現在でいうところのアニメはかつてテレビまんがと呼ばれ、主に子供だけが見るものだったのだが、1970年代後半の「宇宙戦艦ヤマト」ブームあたりから様子が変わっていき、中学生以上が見ていても平気な感じになっていったような気がする。「宇宙戦艦ヤマト」と同じく松本零士によるアニメーション作品「銀河鉄道999」も大ヒットするのだが、劇場版の主題歌としてリリースされたのがゴダイゴの11枚目のシングルで、オリコン週間シングルランキングで最高2位、「ザ・ベストテン」では1位に輝いた。後にいろいろなアーティストによってカバーされたり、プロ野球の登場曲に使われるなど、長きにわたって親しまれることになる。

風を感じて/浜田省吾 (1979)

浜田省吾の7枚目のシングルで、オリコン週間シングルランキングでは最高25位と初のランクインを果たした。日清カップヌードルのCMソングとしてお茶の間でも広く知られ、「It’s so easy 走り出せよ」「自由に生きてく方法なんて100通りだってあるさ」といったフレーズに感じられるライト感覚が受けていたようにも思える。三浦徳子が歌詞を書いたがほとんどが浜田省吾によって手直しされたため、作詞のクレジットは浜田省吾・三浦徳子となっている。

虹とスニーカーの頃/チューリップ (1979)

チューリップの16枚目のシングルで、オリコン週間シングルランキングで最高6位、「ザ・ベストテン」で最高4位を記録した。これもまたニューミュージックブームを象徴するヒット曲であり、チューリップにとってトップ10入りは1973年の「心の旅」以来であった。
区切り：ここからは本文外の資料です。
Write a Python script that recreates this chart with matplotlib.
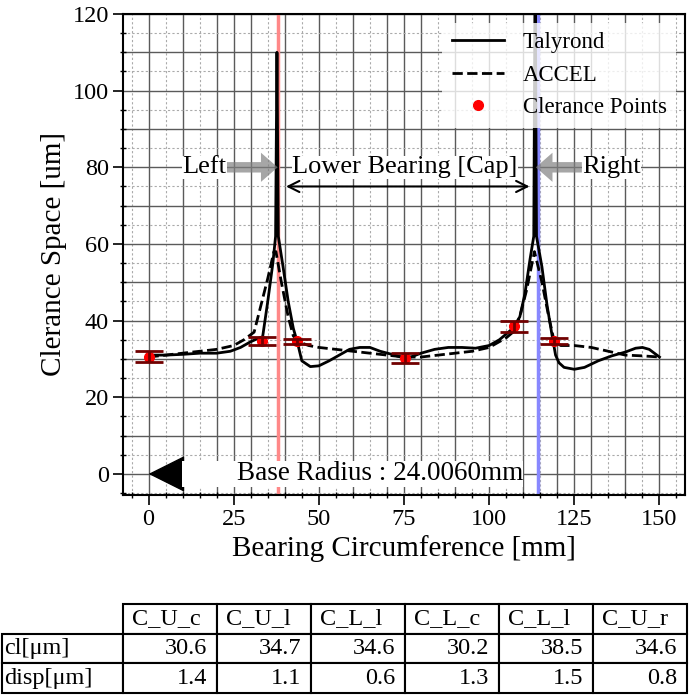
import matplotlib
matplotlib.use('Agg')
import matplotlib.pyplot as plt
from matplotlib.ticker import MultipleLocator

plt.rcParams['font.family'] = ['Liberation Serif', 'DejaVu Serif']

# Talyrond trace (solid)
tal_x = [0, 5, 10, 15, 20, 24, 27, 30, 32, 33.5, 35, 36.5, 37.3, 37.7, 38.1, 39.5, 41,
         42.5, 43.8, 45, 47.5, 50, 53, 56, 59, 62, 65, 68, 71, 74, 77, 80, 84, 88, 92,
         96, 100, 103, 105, 107, 109, 110.5, 112, 113.1, 113.5, 113.9, 115.5, 117, 118.5,
         119.5, 120.5, 122, 125, 128, 132, 136, 140, 143, 145, 147, 150]
tal_y = [31.0, 31.0, 31.2, 31.5, 31.5, 32.0, 33.0, 34.5, 35.3, 35.8, 45, 55, 62, 110, 62,
         54, 45, 38, 34, 29.5, 28, 28.2, 29.5, 31, 32.5, 33, 33, 32, 31.3, 30.5, 30.5,
         31.5, 32.5, 33, 33, 32.8, 33.5, 35, 36.5, 38, 41, 47, 56, 62, 135, 62, 54, 44,
         36, 31, 29, 27.8, 27.3, 27.8, 29.5, 30.8, 31.8, 32.8, 33, 32.5, 30.5]

# ACCEL trace (dashed)
acc_x = [0, 5, 10, 15, 20, 25, 28, 31, 33, 35, 36.8, 37.4, 39, 41, 42.5, 44, 47, 50, 55,
         60, 65, 70, 75, 80, 85, 90, 95, 100, 103, 105, 107, 109, 111, 113.3, 115.5,
         117.5, 119, 121, 125, 130, 135, 140, 145, 150]
acc_y = [30.5, 31, 31.5, 32, 32.5, 33.5, 35, 37, 44, 51, 58, 58, 50, 41, 36, 34.5, 33.5,
         33, 32.5, 32, 31.5, 31, 30.5, 30.5, 31, 31.5, 32, 33, 34.5, 35.5, 37, 41, 48,
         58, 50, 41, 35, 33.5, 33.5, 33, 32, 31, 30.8, 30.5]

# clearance points
pt_x = [0, 33.3, 43.7, 75.4, 107.4, 119.0]
pt_cl = [30.6, 34.7, 34.6, 30.2, 38.5, 34.6]
pt_disp = [1.4, 1.1, 0.6, 1.3, 1.5, 0.8]
pt_names = ['C_U_c', 'C_U_l', 'C_L_l', 'C_L_c', 'C_L_l', 'C_U_r']
row_names = ['cl[μm]', 'disp[μm]']

left_mark = 37.9
right_mark = 114.3

fig = plt.figure(figsize=(6.89, 7.0), dpi=100)
ax = fig.add_axes([123 / 689, 1 - 495 / 700, 562 / 689, 481 / 700])

# grid: solid every 10 (and major x ticks), dotted every 5
for v in range(-5, 160, 5):
    if v % 10 == 0 or v % 25 == 0:
        ax.axvline(v, color='#5a5a5a', lw=1.0, zorder=0)
    else:
        ax.axvline(v, color='#aaaaaa', lw=0.8, ls=(0, (2, 2)), zorder=0)
for v in range(-5, 125, 5):
    if v % 10 == 0:
        ax.axhline(v, color='#5a5a5a', lw=1.0, zorder=0)
    else:
        ax.axhline(v, color='#aaaaaa', lw=0.8, ls=(0, (2, 2)), zorder=0)

ax.axvline(left_mark, color='#ff8888', lw=2.5, zorder=1)
ax.axvline(right_mark, color='#8888ff', lw=2.5, zorder=1)

ax.plot(tal_x, tal_y, 'k-', lw=2, label='Talyrond', zorder=3)
ax.plot(acc_x, acc_y, 'k--', lw=2, label='ACCEL', zorder=3)
ax.plot(pt_x, pt_cl, 'o', color='red', ms=7, label='Clerance Points', zorder=4)
ax.errorbar(pt_x, pt_cl, yerr=pt_disp, fmt='none', ecolor='#700000', elinewidth=2,
            capsize=10, capthick=2, zorder=5)

# annotations
ax.annotate('Left', xy=(left_mark, 80), xytext=(16.4, 80), fontsize=19,
            ha='center', va='center', zorder=6,
            bbox=dict(fc='white', ec='none', pad=0.1),
            arrowprops=dict(arrowstyle='simple,head_length=0.8,head_width=1.4,tail_width=0.5',
                            fc='gray', ec='none', alpha=0.7, mutation_scale=15,
                            shrinkA=0, shrinkB=0))
ax.annotate('Right', xy=(right_mark - 0.6, 80), xytext=(135.9, 80), fontsize=19,
            ha='center', va='center', zorder=6,
            bbox=dict(fc='white', ec='none', pad=0.1),
            arrowprops=dict(arrowstyle='simple,head_length=0.8,head_width=1.4,tail_width=0.5',
                            fc='gray', ec='none', alpha=0.7, mutation_scale=15,
                            shrinkA=0, shrinkB=0))
ax.text(75.3, 80, 'Lower Bearing [Cap]', fontsize=19, ha='center', va='center',
        zorder=6, bbox=dict(fc='white', ec='none', pad=0.1))
ax.annotate('', xy=(left_mark, 75), xytext=(right_mark, 75), zorder=6,
            arrowprops=dict(arrowstyle='<->', lw=1.5, color='k', shrinkA=6, shrinkB=6,
                            mutation_scale=20))
ax.annotate('        Base Radius : 24.0060mm', xy=(0, 0), xytext=(10, 0), fontsize=19.5,
            ha='left', va='center', zorder=6,
            bbox=dict(fc='white', ec='none', pad=0.15),
            arrowprops=dict(arrowstyle='-|>,head_length=1.2,head_width=0.6', color='k',
                            mutation_scale=20, shrinkA=0, shrinkB=0))

ax.set_xlim(-7.5, 157.5)
ax.set_ylim(-5.5, 120)
ax.set_xticks(range(0, 151, 25))
ax.set_yticks(range(0, 121, 20))
ax.xaxis.set_minor_locator(MultipleLocator(5))
ax.yaxis.set_minor_locator(MultipleLocator(5))
ax.tick_params(which='major', direction='out', length=7, width=1.2, labelsize=17.5, pad=3)
ax.tick_params(which='minor', direction='inout', length=5, width=1.0)
for s in ax.spines.values():
    s.set_linewidth(1.5)
ax.set_xlabel('Bearing Circumference [mm]', fontsize=21)
ax.set_ylabel('Clerance Space [um]', fontsize=21)

ax.legend(loc='upper right', fontsize=16.5, framealpha=0.8, edgecolor='none',
          fancybox=False, handlelength=2.3, borderaxespad=0.4)

# table
tax = fig.add_axes([2 / 689, 1 - 693 / 700, 685 / 689, 89 / 700])
tax.axis('off')
cell_text = [[row_names[0]] + ['%.1f' % v for v in pt_cl],
             [row_names[1]] + ['%.1f' % v for v in pt_disp]]
widths = [121] + [94] * len(pt_names)
tbl = tax.table(cellText=cell_text, colLabels=[''] + pt_names,
                colWidths=[w / sum(widths) for w in widths],
                cellLoc='right', colLoc='left', bbox=[0, 0, 1, 1])
tbl.auto_set_font_size(False)
for (r, c), cell in tbl.get_celld().items():
    cell.set_linewidth(1.5)
    cell.get_text().set_fontsize(17.5)
    if c == 0:
        cell.get_text().set_ha('left')
        cell.PAD = 0.02
    if r == 0 and c == 0:
        cell.visible_edges = ''

fig.savefig('out.png', dpi=100)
「わがままは男の罪 それを許さないのは女の罪」というところがとてもキャッチーで、当時の中学生などにもコーラス込みでよく歌われがちであった。

関白宣言/さだまさし (1979)

さだまさしのソロ・アーティストとしては8枚目のシングルで、オリコン週間シングルランキングで1位、「ザ・ベストテン」で最高2位の大ヒットを記録した。「俺より先に寝てはいけない 俺より後に起きてもいけない」というようなフレーズや、浮気はするかもしれないがそれは大目に見てほしいとも取れなくはない歌詞などが、女性蔑視的で時代錯誤であると当時ですらはげしく批判されたりもしていたのだが、まあまあコミカルでマイルドに感動的でもある曲として、一般大衆レベルでは支持されていたような気がする。